“Once in a while, right in the middle of an ordinary life, love gives us a fairy tale.” (Anonymous)
Every couple wants their wedding to be memorable and to reflect their own tastes, styles, and traditions. While I’m very aware that a wedding is not a marriage, but only the start – these occasions come filled with a promise and hope for love, family, and life, that matches no other earthly celebration. All the images in the collages here were taken at memorable weddings of close family and friends. Enjoy!

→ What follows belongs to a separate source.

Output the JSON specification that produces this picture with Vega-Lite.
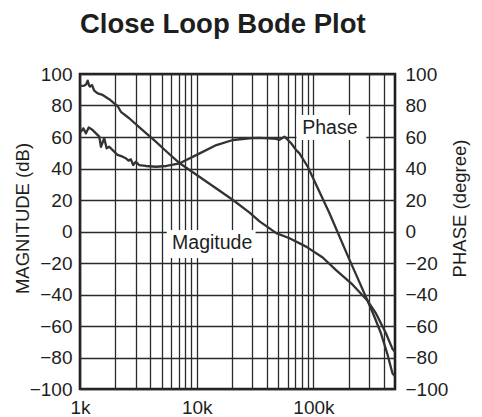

This was a Disney themed wedding and roses were the flower of choice by this couple. Flowers are an essential part of decor and bring joy and happiness to all. “Our highest assurance of the goodness of Providence seems to me to rest in the flowers. All other things, our powers, our desires, our food, are all really necessary for our existence in the first instance. But this rose is an extra. Its smell and its color are an embellishment of life, not a condition of it. It is only goodness which gives extras, and so I say again that we have much to hope from the flowers.” (Sir Arthur Conan Doyle)
This bride chose a Disney cake because she’s a Disney fan. The colors on the cake matched the colors of the flowers. The caption on the cake is how all fairy-tales end: “And they lived happily ever after.” The cake was beautifully displayed and tasted good too.
I like to do experimental things with my collages – so for the lettering in this collage, I photographed “pretty” and “roses” from a Gardening Magazine. I could have used my own Text function on the computer but it wouldn’t have been as pretty.
This wedding was at a Banquet Hall and, as you can see from the above collage, there were chandeliers and fabric delicately draped from the ceiling. The setting was beautiful and dinner was a sit-down affair. Time to move on to the next wedding now.
In the above collage, the scene has changed. This wedding is in the Ukrainian tradition and, instead of wedding cake, you can see bread. This wedding bread was made by a friend for the couple. You can also see the Ukrainian design on the table-cloth. There is a separate post called “The Korovai” about the wedding bread in case you are interested.
Flowers were an important part of decor at this wedding too. They were beautiful and of many different varieties. “Love is the flower you’ve got to let grow.” – John Lennon said. There was much love here – the love of the couple for each other, the love of family, and the love of friends. May this love keep growing.
That’s by Pablo Neruda. This wedding was a very elegant affair and I hope the above collages captured this for you. The traditional Ukrainian wedding ceremony was held in a beautiful Ukrainian Orthodox Church with their own Banquet Hall a stone’s throw away. The table settings were exquisite and the dinner was sumptuous.
The next wedding is how weddings used to be long ago when weddings were kept at home. The family used their own space and did the decorating themselves.
This was a winter wedding and was indoors. Everything from the front door to the porch table (with snow on it) had some decoration. A wreath above the fireplace and decorations on the mirrors was all part of dressing up the home. It was fun.
On the piano, the window-sill, the hallway table – here, there, and everywhere – there were simple flower arrangements lovingly arranged by the family. There were two arrangements that had little lights in them.
There were only twenty guests at this wedding and the hallway table served as the bar.
This two-tiered wedding cake was baked and decorated at home. It was a traditional fruit cake and the fruit had been soaking in liquor for several months. The guests enjoyed it and especially the bride and groom who were pleased that the parents made it and decorated it.
The dinner was a buffet for this wedding and the food was home-cooked except for the Thai food which was ordered. On to the next wedding!
This was a “Destination Wedding” in Barbados. It was beautiful. The decor for a destination wedding is the sand and the sea and the palm trees. Everybody’s hair is wind-blown and nobody bothers about it. The flowers are tropical. The atmosphere is relaxed and a canopy is all that’s needed. The restaurant this wedding was held at was called “Tapas” and there were many different kinds of tapas (appetizers) as well as a served dinner. The next collage shows the spectacular view the guests had from the party area on the second floor.
Because this last collage was of the sea, this post will close with something from Anne Morrow Lindbergh’s “Gifts from the Sea.”
“When you love someone, you do not love them all the time, in exactly the same way, from moment to moment. It is an impossibility. It is even a lie to pretend to. And yet this is exactly what most of us demand. We have so little faith in the ebb and flow of life, of love, of relationships. We leap at the flow of the tide and resist in terror its ebb. We are afraid it will never return. We insist on permanency, on duration, on continuity; when the only continuity possible, in life as in love, is in growth, in fluidity – in freedom, in the sense that the dancers are free, barely touching as they pass, but partners in the same pattern.
The only real security is not in owning or possessing, not in demanding or expecting, not in hoping, even. Security in a relationship lies neither in looking back to what was in nostalgia, nor forward to what it might be in dread or anticipation, but living in the present relationship and accepting it as it is now. Relationships must be like islands, one must accept them for what they are here and now, within their limits – islands, surrounded and interrupted by the sea, and continually visited and abandoned by the tides.”
Hope you enjoyed this post and the collages! Weddings are serious business.